I went out with some friends this weekend, and one of them is a smoker. This person wishes they were not, but is, so needed a cig break a time or two during the evening. I woke up the next morning and smelled like smoke. My hair was smoky, and the clothes from that night made the laundry hamper stinky.
Smoking in Los Angeles is pretty much prohibited everywhere other than your own home. As I’m not a smoker, it hasn’t disrupted me at all, and in fact has made going out to dinner and bars more pleasant. I know so few people who smoke these days. Because of that, when I am around it, it’s quite apparent.
What’s funny, is that growing up I was around smokers ALL THE TIME. My dad smoked, my grandparents smoked, my cousins smoked, and so much of the general public smoked. The smoke smell was just a part of my life. I’d have friends comment about smelling smoke on people or places. Up until the last ten or 15 years, I had no idea what they were talking about. Now that, due to health reasons or laws, less people smoke and there are fewer places to smoke, I know what clean air smells like. I am also quite aware when I am around smoking now.

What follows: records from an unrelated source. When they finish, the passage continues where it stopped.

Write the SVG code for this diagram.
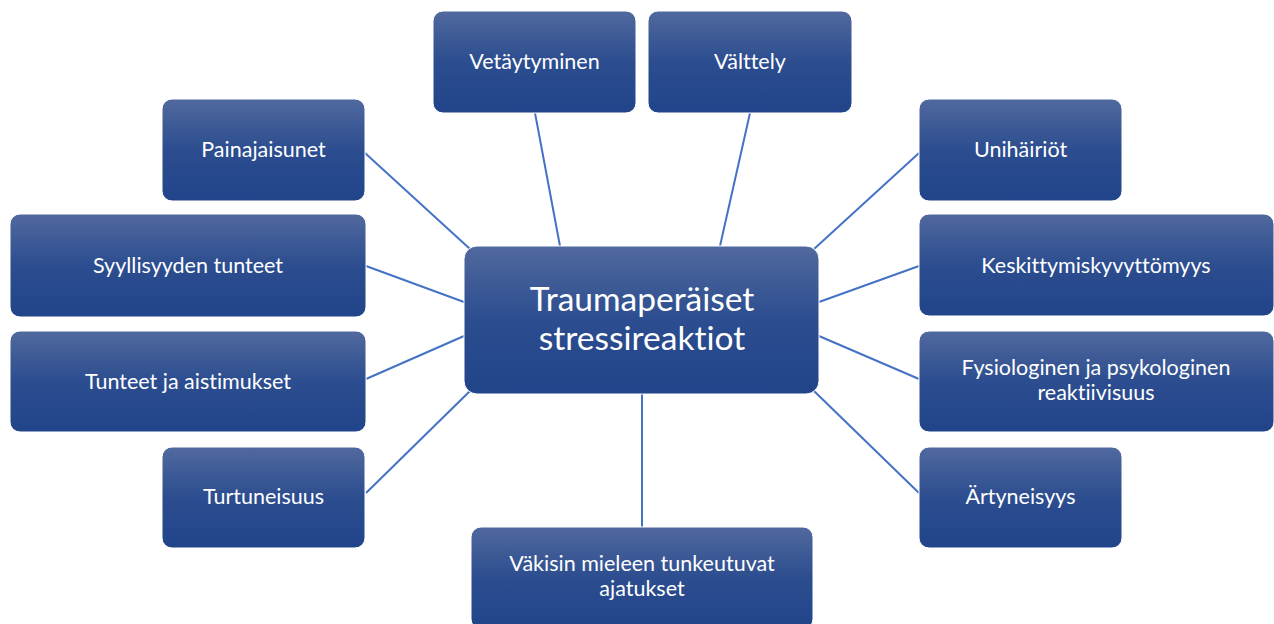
<svg xmlns="http://www.w3.org/2000/svg" width="1274" height="624" viewBox="0 0 1274 624">
<style>
.box{fill:url(#g);stroke:#ffffff;stroke-width:1}
.t{font-family:Lato,"Open Sans",sans-serif;font-size:21.5px;fill:#ffffff;text-anchor:middle;font-variant-ligatures:none}
.tc{font-family:Lato,"Open Sans",sans-serif;font-size:33.5px;fill:#ffffff;text-anchor:middle;font-variant-ligatures:none}
.c line{stroke:#4472c4;stroke-width:2}
</style>
<defs>
<linearGradient id="g" x1="0" y1="0" x2="0" y2="1">
<stop offset="0" stop-color="#51699e"/>
<stop offset="0.5" stop-color="#2c4d8f"/>
<stop offset="1" stop-color="#21448a"/>
</linearGradient>
</defs>
<rect width="1274" height="624" fill="#ffffff"/>
<g class="c" id="connectors">
<line x1="535" y1="113" x2="560" y2="246"/>
<line x1="750" y1="113" x2="720" y2="246"/>
<line x1="365" y1="153" x2="470" y2="249"/>
<line x1="919" y1="153" x2="814" y2="249"/>
<line x1="366" y1="266" x2="464" y2="302"/>
<line x1="366" y1="379" x2="464" y2="336"/>
<line x1="919" y1="266" x2="819" y2="302"/>
<line x1="919" y1="379" x2="819" y2="336"/>
<line x1="366" y1="493" x2="470" y2="391"/>
<line x1="919" y1="493" x2="814" y2="391"/>
<line x1="642" y1="394" x2="642" y2="527"/>
</g>
<g id="n-center"><rect class="box" x="464" y="246" width="355" height="148" rx="13"/><text class="tc" x="642" y="311">Traumaperäiset</text><text class="tc" x="642" y="350">stressireaktiot</text></g>
<g id="n-vetaytyminen"><rect class="box" x="433" y="11" width="203" height="102" rx="10"/><text class="t" x="534.5" y="69">Vetäytyminen</text></g>
<g id="n-valttely"><rect class="box" x="648" y="11" width="204" height="102" rx="10"/><text class="t" x="750" y="69">Välttely</text></g>
<g id="n-painajaisunet"><rect class="box" x="162" y="99" width="203" height="102" rx="10"/><text class="t" x="263.5" y="157">Painajaisunet</text></g>
<g id="n-unihairiot"><rect class="box" x="919" y="99" width="203" height="102" rx="10"/><text class="t" x="1020.5" y="157">Unihäiriöt</text></g>
<g id="n-syyllisyyden"><rect class="box" x="10" y="214" width="356" height="103" rx="10"/><text class="t" x="188" y="273">Syyllisyyden tunteet</text></g>
<g id="n-tunteet"><rect class="box" x="10" y="331" width="356" height="101" rx="10"/><text class="t" x="188" y="389">Tunteet ja aistimukset</text></g>
<g id="n-keskittymis"><rect class="box" x="919" y="214" width="355" height="102" rx="10"/><text class="t" x="1096" y="273">Keskittymiskyvyttömyys</text></g>
<g id="n-fysiologinen"><rect class="box" x="919" y="331" width="355" height="101" rx="10"/><text class="t" x="1096" y="375">Fysiologinen ja psykologinen</text><text class="t" x="1096" y="400">reaktiivisuus</text></g>
<g id="n-turtuneisuus"><rect class="box" x="162" y="447" width="203" height="101" rx="10"/><text class="t" x="263.5" y="504">Turtuneisuus</text></g>
<g id="n-artyneisyys"><rect class="box" x="919" y="447" width="203" height="101" rx="10"/><text class="t" x="1020.5" y="504">Ärtyneisyys</text></g>
<g id="n-vakisin"><rect class="box" x="471" y="527" width="342" height="102" rx="10"/><text class="t" x="642" y="571">Väkisin mieleen tunkeutuvat</text><text class="t" x="642" y="596">ajatukset</text></g>
</svg>
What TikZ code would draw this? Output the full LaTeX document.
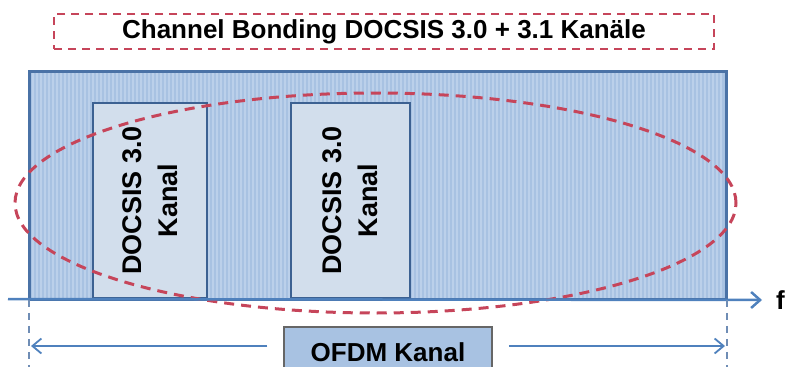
\documentclass[tikz,border=0pt]{standalone}
\usepackage{fontspec}
\setmainfont{Liberation Sans}
\usepackage{tikz}
\usetikzlibrary{positioning}
\usetikzlibrary{arrows.meta}
\usetikzlibrary{shapes.geometric}
\definecolor{chanblue}{HTML}{A8C2E2}
\definecolor{stripeblue}{HTML}{BBD0EA}
\definecolor{edgeblue}{HTML}{4A72A6}
\definecolor{kanalfill}{HTML}{D2DEEC}
\definecolor{kanaledge}{HTML}{3C6192}
\definecolor{axisblue}{HTML}{4F81BD}
\definecolor{bondred}{HTML}{C6455A}
\definecolor{guidegray}{HTML}{6F8DB5}
\tikzstyle{band} = [rectangle, draw=edgeblue, line width=1.8pt, fill=chanblue,
    minimum width=696pt, minimum height=227pt, inner sep=0pt]
\tikzstyle{kanal} = [rectangle, draw=kanaledge, line width=2.6pt, fill=kanalfill,
    rotate=90, align=center, minimum height=114pt, minimum width=195pt,
    font=\bfseries\fontsize{27}{36}\selectfont]
\tikzstyle{bondbox} = [rectangle, draw=bondred, line width=2.4pt, dash pattern=on 8pt off 6pt,
    minimum width=660pt, minimum height=35pt]
\tikzstyle{bond} = [ellipse, draw=bondred, line width=3pt, dash pattern=on 10pt off 7pt,
    minimum width=721pt, minimum height=220pt]
\tikzstyle{label} = [rectangle, draw=gray!80!black, line width=1.5pt, fill=chanblue,
    minimum width=208pt, minimum height=50pt]
\tikzstyle{axis} = [draw=axisblue, line width=2.5pt, -{Straight Barb[length=9pt, width=16pt]}]
\tikzstyle{line} = [draw=axisblue, line width=1.8pt, -{Straight Barb[length=9pt, width=15pt]}]
\tikzstyle{guide} = [draw=guidegray, line width=1.5pt, dash pattern=on 7pt off 6pt]

\begin{document}
\begin{tikzpicture}[x=1pt, y=-1pt, font=\bfseries\fontsize{26}{31}\selectfont]
  \useasboundingbox (0,0) rectangle (788,367);

  \node [bondbox] (title) at (384,31.5) {Channel Bonding DOCSIS 3.0 + 3.1 Kanäle};

  % OFDM band with its fine vertical lines
  \node [band] (ofdm) at (378,185.5) {};
  \foreach \x in {33,37,...,723}
    \draw [stripeblue, line width=1.1pt] (\x,73) -- (\x,298);
  \draw [edgeblue, line width=1.8pt] (ofdm.north west) rectangle (ofdm.south east);

  \node [kanal] (k1) at (150,200.5) {DOCSIS 3.0\\Kanal};
  \node [kanal, minimum height=119pt] (k2) at (350.5,200.5) {DOCSIS 3.0\\Kanal};

  \node [bond] (bond) at (375.5,203) {};

  % frequency axis
  \coordinate (f0) at (8,299);
  \node [anchor=west, inner sep=0pt] (f) at (776,300) {f};
  \path [axis] (f0) -- ([xshift=-14pt]f.west);

  % width of the OFDM channel
  \draw [guide] (ofdm.south west) -- ++(0,70);
  \draw [guide] (ofdm.south east) -- ++(0,70);
  \node [label] (ofdmlbl) at (388,352) {OFDM Kanal};
  \coordinate (lo) at (31,346);
  \coordinate (hi) at (725,346);
  \path [line] (lo -| ofdmlbl.west) ++(-16,0) -- (lo);
  \path [line] (hi -| ofdmlbl.east) ++(16,0) -- (hi);
\end{tikzpicture}
\end{document}
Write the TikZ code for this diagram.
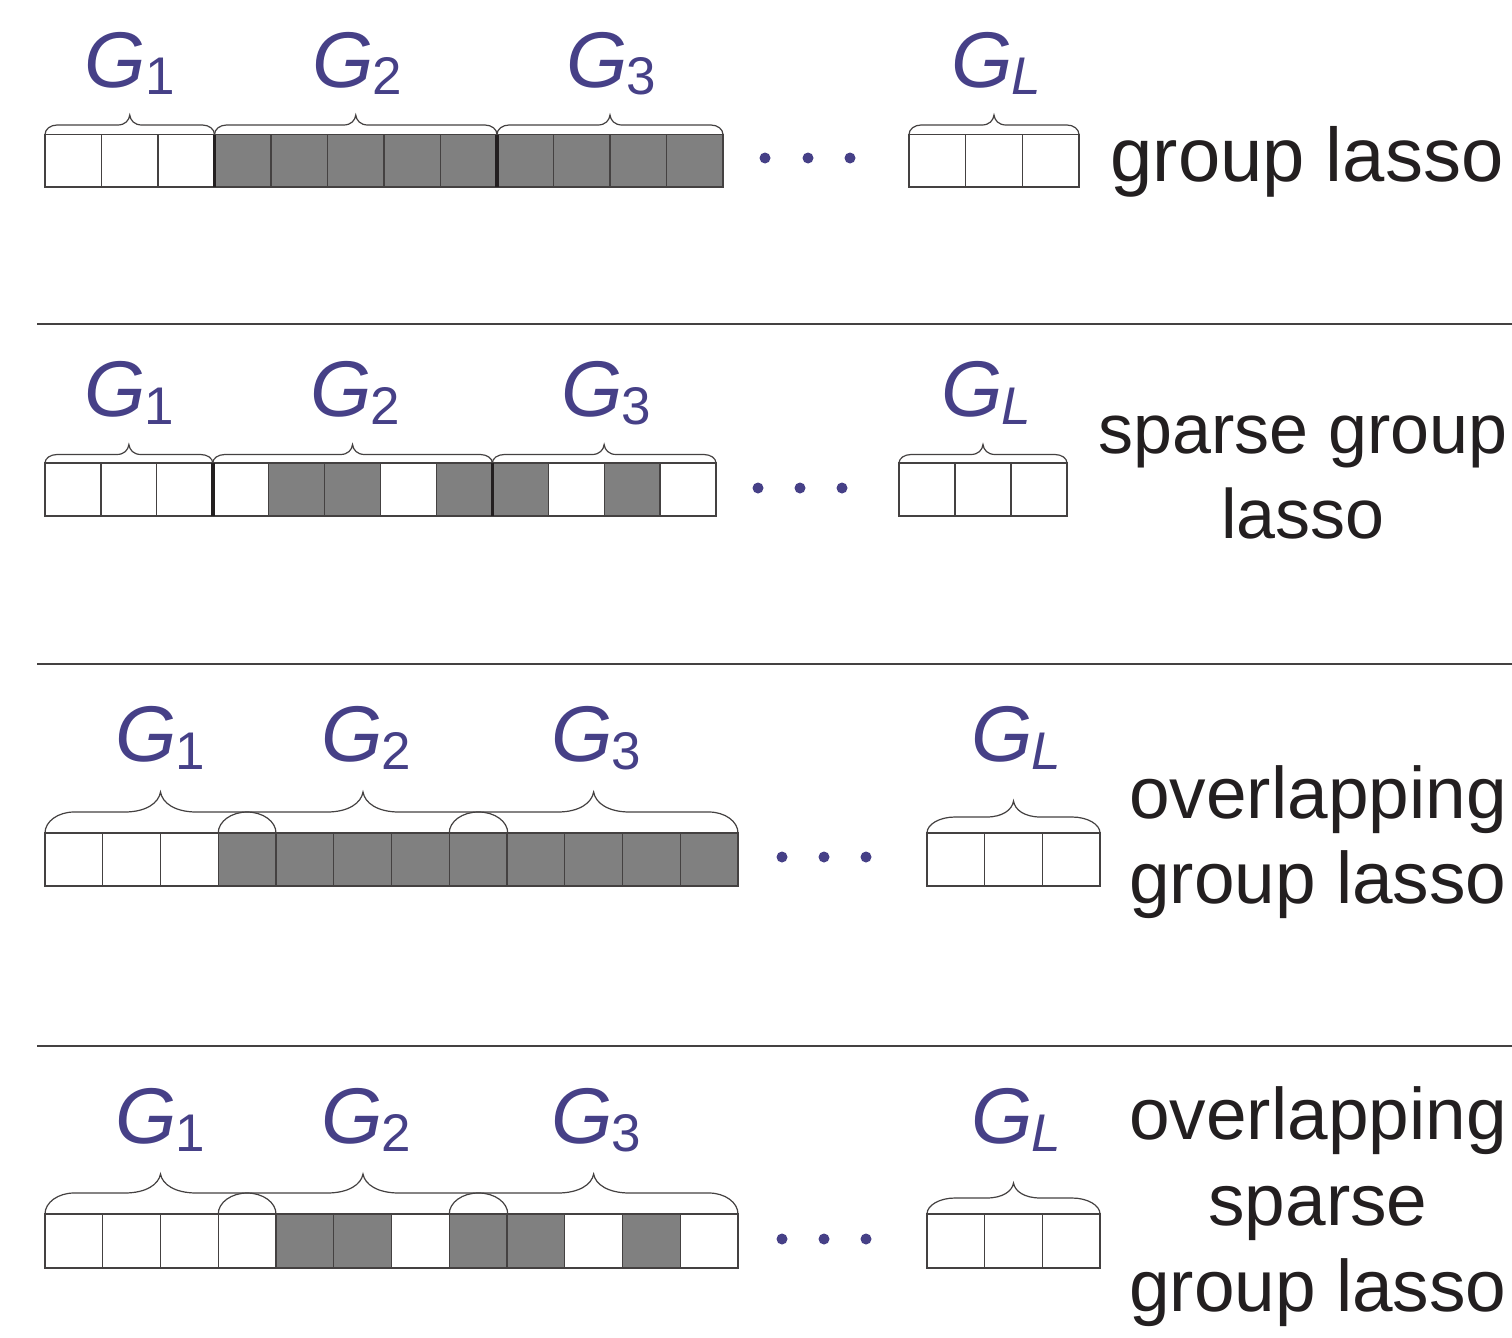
\documentclass[tikz,border=0pt]{standalone}
\usepackage{fontspec}
\setmainfont{Liberation Sans}
\definecolor{glab}{RGB}{70,64,135}
\definecolor{ink}{RGB}{35,31,32}
\definecolor{gfill}{RGB}{128,128,128}
\newcommand\Gl[1]{G\kern-1pt\raisebox{-8pt}{\fontsize{53}{53}\selectfont\upshape #1}}
\newcommand\mybrace[7]{%
  \pgfmathsetmacro\bxm{(#1+#2)/2}%
  \pgfmathsetmacro\bh{#3-#5}%
  \pgfmathsetmacro\bt{#3-#5-#7}%
  \draw[bracestyle] (#1,#3) .. controls (#1,#3-0.55*#5) and (#1+0.45*#4,\bh) .. (#1+#4,\bh)
    -- (\bxm-#6,\bh) .. controls (\bxm-0.4*#6,\bh) and (\bxm-0.05*#6,\bh-0.45*#7) .. (\bxm,\bt)
    .. controls (\bxm+0.05*#6,\bh-0.45*#7) and (\bxm+0.4*#6,\bh) .. (\bxm+#6,\bh)
    -- (#2-#4,\bh) .. controls (#2-0.45*#4,\bh) and (#2,#3-0.55*#5) .. (#2,#3);
}
\newcommand\cellrow[6]{%
  \foreach \i/\f in {#6} {
    \node[cell, fill=\f, minimum width=#3pt, minimum height={(#5-#4)*1pt}] (#1\i) at ({#2+#3*(\i+0.5)},{(#4+#5)/2}) {};
  }%
}
\begin{document}
\begin{tikzpicture}[x=1pt,y=-1pt,
  cell/.style={rectangle, draw=ink!85, line width=1.2pt, inner sep=0pt, outer sep=0pt},
  bracestyle/.style={draw=ink!85, line width=1.2pt},
  thickbar/.style={draw=ink, line width=3.5pt},
  rule/.style={draw=ink!85, line width=1.3pt},
  dot/.style={circle, fill=glab, inner sep=0pt, minimum size=11pt},
  glabel/.style={text=glab, anchor=base, inner sep=0pt, font=\fontsize{79}{79}\selectfont\itshape},
  methA/.style={text=ink, anchor=base, inner sep=0pt, font=\fontsize{76}{76}\selectfont},
  methB/.style={text=ink, anchor=base, inner sep=0pt, font=\fontsize{70}{70}\selectfont},
  methC/.style={text=ink, anchor=base, inner sep=0pt, font=\fontsize{73}{73}\selectfont}
]
\fill[white] (0,0) rectangle (1512,1338);
\useasboundingbox (0,0) rectangle (1512,1338);

% ---------- row 1: group lasso
\cellrow{ra}{45}{56.5}{134.5}{187}{0/white,1/white,2/white,3/gfill,4/gfill,5/gfill,6/gfill,7/gfill,8/gfill,9/gfill,10/gfill,11/gfill}
\cellrow{rae}{909}{56.67}{134.5}{187}{0/white,1/white,2/white}
\draw[thickbar] (ra2.north east) -- (ra2.south east);
\draw[thickbar] (ra7.north east) -- (ra7.south east);
\mybrace{45}{214.5}{134.5}{12}{9.5}{12}{10}
\mybrace{214.5}{497}{134.5}{12}{9.5}{12}{10}
\mybrace{497}{723}{134.5}{12}{9.5}{12}{10}
\mybrace{909}{1079}{134.5}{12}{9.5}{12}{10}
\node[glabel] (la1) at (129.75,87) {\Gl{1}};
\node[glabel] (la2) at (357,87) {\Gl{2}};
\node[glabel] (la3) at (611,87) {\Gl{3}};
\node[glabel] (laL) at (996,87) {\Gl{\itshape L}};
\foreach \k/\xx in {1/765,2/808,3/850} \node[dot] (da\k) at (\xx,158) {};
\node[methA] (ta) at (1307,181) {group lasso};

\draw[rule] (37,324) -- (1512,324);

% ---------- row 2: sparse group lasso
\cellrow{rb}{45}{55.917}{463}{516}{0/white,1/white,2/white,3/white,4/gfill,5/gfill,6/white,7/gfill,8/gfill,9/white,10/gfill,11/white}
\cellrow{rbe}{899}{56}{463}{516}{0/white,1/white,2/white}
\draw[thickbar] (rb2.north east) -- (rb2.south east);
\draw[thickbar] (rb7.north east) -- (rb7.south east);
\mybrace{45}{212.75}{463}{12}{8.5}{12}{10}
\mybrace{212.75}{492.3}{463}{12}{8.5}{12}{10}
\mybrace{492.3}{716}{463}{12}{8.5}{12}{10}
\mybrace{899}{1067}{463}{12}{8.5}{12}{10}
\node[glabel] (lb1) at (129,416) {\Gl{1}};
\node[glabel] (lb2) at (355,416) {\Gl{2}};
\node[glabel] (lb3) at (606,416) {\Gl{3}};
\node[glabel] (lbL) at (986,416) {\Gl{\itshape L}};
\foreach \k/\xx in {1/758,2/800,3/842} \node[dot] (db\k) at (\xx,488) {};
\node[methB] (tb1) at (1303,453) {sparse group};
\node[methB] (tb2) at (1303,538) {lasso};

\draw[rule] (37,664) -- (1512,664);

% ---------- row 3: overlapping group lasso
\cellrow{rc}{45}{57.75}{833}{886}{0/white,1/white,2/white,3/gfill,4/gfill,5/gfill,6/gfill,7/gfill,8/gfill,9/gfill,10/gfill,11/gfill}
\cellrow{rce}{927}{57.67}{833}{886}{0/white,1/white,2/white}
\mybrace{45}{276}{833}{29}{21}{36}{20}
\mybrace{218.25}{507.75}{833}{29}{21}{36}{20}
\mybrace{449.25}{738}{833}{29}{21}{36}{20}
\mybrace{927}{1100}{833}{28}{16}{27}{16}
\node[glabel] (lc1) at (160.5,761) {\Gl{1}};
\node[glabel] (lc2) at (366,761) {\Gl{2}};
\node[glabel] (lc3) at (596,761) {\Gl{3}};
\node[glabel] (lcL) at (1016,761) {\Gl{\itshape L}};
\foreach \k/\xx in {1/782,2/824,3/866} \node[dot] (dc\k) at (\xx,857) {};
\node[methC] (tc1) at (1318,818) {overlapping};
\node[methC] (tc2) at (1318,903) {group lasso};

\draw[rule] (37,1046) -- (1512,1046);

% ---------- row 4: overlapping sparse group lasso
\cellrow{rd}{45}{57.75}{1214}{1268}{0/white,1/white,2/white,3/white,4/gfill,5/gfill,6/white,7/gfill,8/gfill,9/white,10/gfill,11/white}
\cellrow{rde}{927}{57.67}{1214}{1268}{0/white,1/white,2/white}
\mybrace{45}{276}{1214}{29}{21}{36}{19}
\mybrace{218.25}{507.75}{1214}{29}{21}{36}{19}
\mybrace{449.25}{738}{1214}{29}{21}{36}{19}
\mybrace{927}{1100}{1214}{28}{16}{27}{15}
\node[glabel] (ld1) at (160.5,1143) {\Gl{1}};
\node[glabel] (ld2) at (366,1143) {\Gl{2}};
\node[glabel] (ld3) at (596,1143) {\Gl{3}};
\node[glabel] (ldL) at (1016,1143) {\Gl{\itshape L}};
\foreach \k/\xx in {1/782,2/824,3/866} \node[dot] (dd\k) at (\xx,1239) {};
\node[methC] (td1) at (1318,1139) {overlapping};
\node[methC] (td2) at (1318,1225) {sparse};
\node[methC] (td3) at (1318,1311) {group lasso};
\end{tikzpicture}
\end{document}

It’s so rare nowadays to have students come to school smelling like smoke, but when one does they are easy to identify. I used to be that kid. I’m sure I wasn’t the only one back in the day, but I was still that kid who came to school emitting smoke fumes. Our house, car, clothes, hair, everything was smoky. The food we ate tasted like smoke. I also had terrible allergies and asthma growing up in a smoker’s home.
Even though I do not look down upon anyone who is a smoker (I’ve seen my fair share of successful and failed attempts to quit smoking and know it’s terribly hard to quit), it is rather nice to not smell that way anymore. The smoky smell brings back a lot of childhood memories (both good and bad), but it also reminds me that I’m glad I breath relatively clean air most of the time.